Collection entries
_ _ _
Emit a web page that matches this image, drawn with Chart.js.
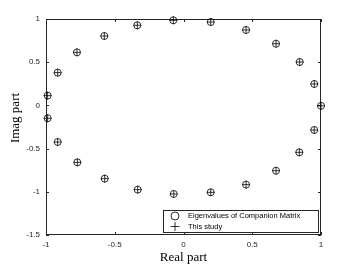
<!DOCTYPE html>
<html>
<head>
<meta charset="utf-8">
<script src="https://cdn.jsdelivr.net/npm/chart.js@4.4.1/dist/chart.umd.min.js"></script>
<style>
  html, body { margin: 0; padding: 0; background: #fff; }
  #wrap { width: 354px; height: 265px; position: relative; }
</style>
</head>
<body>
<div id="wrap"><canvas id="chart"></canvas></div>
<script>
/* data */
const seriesNames = ["Eigenvalues of Companion Matrix", "This study"];

const realPart = [
  -0.074, -0.336, -0.576, -0.775, -0.915, -0.988,
  -0.988, -0.915, -0.772, -0.573, -0.333, -0.071,
  0.198, 0.455, 0.673, 0.845, 0.951, 1.0,
  0.951, 0.842, 0.673, 0.455, 0.198
];
const imagPart = [
  0.985, 0.927, 0.803, 0.614, 0.379, 0.113,
  -0.149, -0.424, -0.659, -0.848, -0.975, -1.025,
  0.965, 0.873, 0.714, 0.502, 0.248, -0.005,
  -0.285, -0.543, -0.756, -0.917, -1.006
];

const xTicks = [-1, -0.5, 0, 0.5, 1];
const yTicks = [-1.5, -1, -0.5, 0, 0.5, 1];

const xTitle = "Real part";
const yTitle = "Imag part";

const axisColor = "#262626";
const tickFont = { family: "Liberation Sans", size: 8 };
const labelFont = { family: "Liberation Serif", size: 13 };

const points = realPart.map((x, i) => ({ x, y: imagPart[i] }));

/* MATLAB style box with inward ticks */
const boxPlugin = {
  id: "box",
  beforeDatasetsDraw(chart) {
    const { ctx, chartArea: a, scales } = chart;
    ctx.save();
    ctx.strokeStyle = axisColor;
    ctx.lineWidth = 1;
    ctx.strokeRect(a.left + 0.5, a.top + 0.5, a.right - a.left - 1, a.bottom - a.top - 1);
    ctx.beginPath();
    const len = 3;
    xTicks.forEach(v => {
      const px = Math.round(scales.x.getPixelForValue(v)) + 0.5;
      ctx.moveTo(px, a.bottom); ctx.lineTo(px, a.bottom - len);
      ctx.moveTo(px, a.top); ctx.lineTo(px, a.top + len);
    });
    yTicks.forEach(v => {
      const py = Math.round(scales.y.getPixelForValue(v)) + 0.5;
      ctx.moveTo(a.left, py); ctx.lineTo(a.left + len, py);
      ctx.moveTo(a.right, py); ctx.lineTo(a.right - len, py);
    });
    ctx.stroke();

    // y label sits a little above the axis middle in the picture
    ctx.fillStyle = "#000";
    ctx.font = labelFont.size + "px '" + labelFont.family + "'";
    ctx.textAlign = "center";
    ctx.textBaseline = "middle";
    ctx.translate(16, (a.top + a.bottom) / 2 - 9);
    ctx.rotate(-Math.PI / 2);
    ctx.fillText(yTitle, 0, 0);
    ctx.restore();
  }
};

/* legend inside the axes, bottom right */
const legendPlugin = {
  id: "innerLegend",
  afterDraw(chart) {
    const { ctx, chartArea: a } = chart;
    const w = 155, h = 22;
    const x0 = a.right - 3 - w, y0 = a.bottom - 3 - h;
    ctx.save();
    ctx.fillStyle = "#fff";
    ctx.fillRect(x0, y0, w, h);
    ctx.strokeStyle = axisColor;
    ctx.lineWidth = 1;
    ctx.strokeRect(x0 + 0.5, y0 + 0.5, w, h);
    ctx.font = "7.5px 'Liberation Sans'";
    ctx.textBaseline = "middle";
    chart.data.datasets.forEach((ds, i) => {
      const cy = y0 + 6 + i * 10.5;
      ctx.strokeStyle = "#000";
      ctx.fillStyle = "rgba(0,0,0,0)";
      ctx.lineWidth = 0.8;
      Chart.helpers.drawPoint(ctx, {
        pointStyle: ds.pointStyle,
        radius: ds.pointRadius + 0.5,
        borderWidth: 0.8
      }, x0 + 12, cy);
      ctx.fillStyle = "#000";
      ctx.fillText(ds.label, x0 + 25, cy);
    });
    ctx.restore();
  }
};

new Chart(document.getElementById("chart"), {
  type: "scatter",
  data: {
    datasets: [
      {
        label: seriesNames[0],
        data: points,
        clip: false,
        pointStyle: "circle",
        pointRadius: 3.5,
        pointBorderWidth: 0.8,
        pointBorderColor: "#000",
        pointBackgroundColor: "rgba(0,0,0,0)"
      },
      {
        label: seriesNames[1],
        data: points,
        clip: false,
        pointStyle: "cross",
        pointRadius: 4,
        pointBorderWidth: 0.8,
        pointBorderColor: "#000",
        pointBackgroundColor: "#000"
      }
    ]
  },
  options: {
    responsive: true,
    maintainAspectRatio: false,
    animation: false,
    layout: { padding: { top: 19, right: 33, left: 0, bottom: 0 } },
    plugins: {
      legend: { display: false },
      tooltip: { enabled: false }
    },
    scales: {
      x: {
        type: "linear",
        min: -1,
        max: 1,
        afterBuildTicks: s => { s.ticks = xTicks.map(v => ({ value: v })); },
        afterFit: s => { s.height = 30; },
        grid: { display: false, drawTicks: false },
        border: { display: false },
        ticks: {
          font: tickFont,
          color: axisColor,
          padding: 5,
          maxRotation: 0,
          callback: v => String(v)
        },
        title: {
          display: true,
          text: xTitle,
          font: labelFont,
          color: "#000",
          padding: { top: 0, bottom: 0 }
        }
      },
      y: {
        type: "linear",
        min: -1.5,
        max: 1,
        afterBuildTicks: s => { s.ticks = yTicks.map(v => ({ value: v })); },
        afterFit: s => { s.width = 46; },
        grid: { display: false, drawTicks: false },
        border: { display: false },
        ticks: {
          font: tickFont,
          color: axisColor,
          padding: 6,
          callback: v => String(v)
        }
      }
    }
  },
  plugins: [boxPlugin, legendPlugin]
});
</script>
</body>
</html>
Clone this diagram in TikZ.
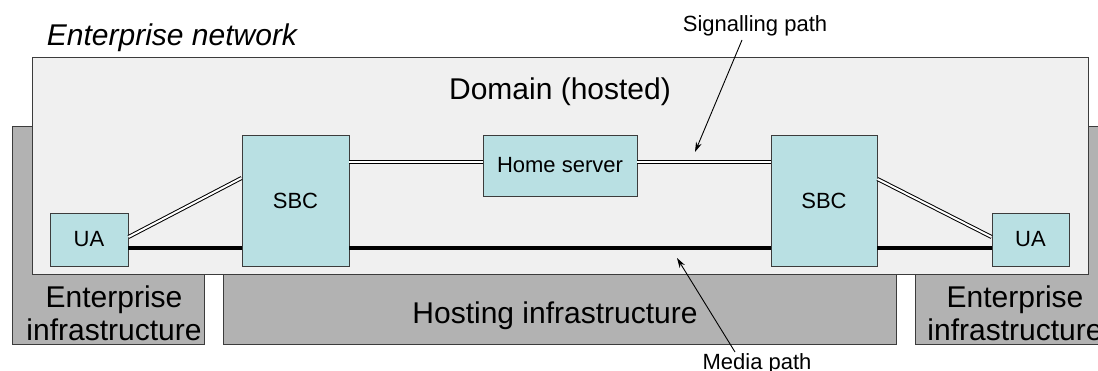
\documentclass[tikz,border=0pt]{standalone}
\usepackage{fontspec}
\setmainfont{Liberation Sans}
\usetikzlibrary{arrows.meta}
\definecolor{infragray}{RGB}{178,178,178}
\definecolor{domfill}{RGB}{240,240,240}
\definecolor{boxcyan}{RGB}{185,224,227}
\definecolor{edge}{RGB}{60,60,60}
\tikzset{
  area/.style={draw=edge, line width=0.9pt, inner sep=0pt},
  infra/.style={area, fill=infragray},
  dom/.style={area, fill=domfill},
  element/.style={draw=edge, line width=0.9pt, fill=boxcyan, inner sep=0pt, font=\fontsize{22}{26}\selectfont},
  bigtext/.style={font=\fontsize{30}{33}\selectfont, align=center, inner sep=0pt},
  smalltext/.style={font=\fontsize{22}{26}\selectfont, inner sep=0pt},
  sig/.style={draw=black, line width=1pt, double=white, double distance=2pt},
  media/.style={draw=black, line width=4pt},
  pointer/.style={draw=black, line width=0.9pt, -{Stealth[length=10pt,width=6pt]}}
}
\begin{document}
\begin{tikzpicture}[x=1pt, y=-1pt]
\useasboundingbox (0,0) rectangle (1098,371);
\clip (0,0) rectangle (1098,371);
% infrastructure boxes
\node[infra, minimum width=192pt, minimum height=218pt] (entL) at (108,235) {};
\node[infra, minimum width=673pt, minimum height=144pt] (host) at (559.5,272) {};
\node[infra, minimum width=200pt, minimum height=218pt] (entR) at (1015,235) {};
% domain
\node[dom, minimum width=1056pt, minimum height=217pt] (dom) at (560,165.5) {};
% texts
\node[bigtext, anchor=base] (entLt) at (114,341) {Enterprise\\infrastructure};
\node[bigtext, anchor=base] (hostt) at (555,324) {Hosting infrastructure};
\node[bigtext, anchor=base] (entRt) at (1015,341) {Enterprise\\infrastructure};
\node[bigtext, anchor=base] (domt) at (560,100) {Domain (hosted)};
\node[bigtext, anchor=base] (entnet) at (172,46) {\itshape Enterprise network};
% elements
\node[element, minimum width=78pt, minimum height=53pt] (ua1) at (89,239.5) {UA};
\node[element, minimum width=107pt, minimum height=131pt] (sbc1) at (295.5,200.5) {SBC};
\node[element, minimum width=154pt, minimum height=61pt] (hs) at (560,165.5) {Home server};
\node[element, minimum width=106pt, minimum height=131pt] (sbc2) at (824,200.5) {SBC};
\node[element, minimum width=77pt, minimum height=53pt] (ua2) at (1030.5,239.5) {UA};
% signalling paths
\draw[sig] (ua1.east |- 0,237) -- (sbc1.west |- 0,178);
\draw[sig] (sbc1.east |- 0,162) -- (hs.west |- 0,162);
\draw[sig] (hs.east |- 0,162) -- (sbc2.west |- 0,162);
\draw[sig] (sbc2.east |- 0,179) -- (ua2.west |- 0,237);
% media paths
\draw[media] (ua1.east |- 0,248) -- (sbc1.west |- 0,248);
\draw[media] (sbc1.east |- 0,248) -- (sbc2.west |- 0,248);
\draw[media] (sbc2.east |- 0,248) -- (ua2.west |- 0,248);
% labels with pointers
\node[smalltext, anchor=base] (sigt) at (755,32) {Signalling path};
\node[smalltext, anchor=base] (medt) at (757,370) {Media path};
\coordinate (sigtip) at (695,152);
\coordinate (sigtail) at (742,40);
\coordinate (medtip) at (677,258);
\coordinate (medtail) at (735,352);
\draw[pointer] (sigtail) -- (sigtip);
\draw[pointer] (medtail) -- (medtip);
\end{tikzpicture}
\end{document}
_ _ _
Aim of the task
Starting at the first line of the entries, restate word for word everything through the line that holds "const points = realPart.map((x, i)", both ends included, but omit any pictures.

Task answer
Emit a web page that matches this image, drawn with Chart.js.
<!DOCTYPE html>
<html>
<head>
<meta charset="utf-8">
<script src="https://cdn.jsdelivr.net/npm/chart.js@4.4.1/dist/chart.umd.min.js"></script>
<style>
  html, body { margin: 0; padding: 0; background: #fff; }
  #wrap { width: 354px; height: 265px; position: relative; }
</style>
</head>
<body>
<div id="wrap"><canvas id="chart"></canvas></div>
<script>
/* data */
const seriesNames = ["Eigenvalues of Companion Matrix", "This study"];

const realPart = [
  -0.074, -0.336, -0.576, -0.775, -0.915, -0.988,
  -0.988, -0.915, -0.772, -0.573, -0.333, -0.071,
  0.198, 0.455, 0.673, 0.845, 0.951, 1.0,
  0.951, 0.842, 0.673, 0.455, 0.198
];
const imagPart = [
  0.985, 0.927, 0.803, 0.614, 0.379, 0.113,
  -0.149, -0.424, -0.659, -0.848, -0.975, -1.025,
  0.965, 0.873, 0.714, 0.502, 0.248, -0.005,
  -0.285, -0.543, -0.756, -0.917, -1.006
];

const xTicks = [-1, -0.5, 0, 0.5, 1];
const yTicks = [-1.5, -1, -0.5, 0, 0.5, 1];

const xTitle = "Real part";
const yTitle = "Imag part";

const axisColor = "#262626";
const tickFont = { family: "Liberation Sans", size: 8 };
const labelFont = { family: "Liberation Serif", size: 13 };

const points = realPart.map((x, i) => ({ x, y: imagPart[i] }));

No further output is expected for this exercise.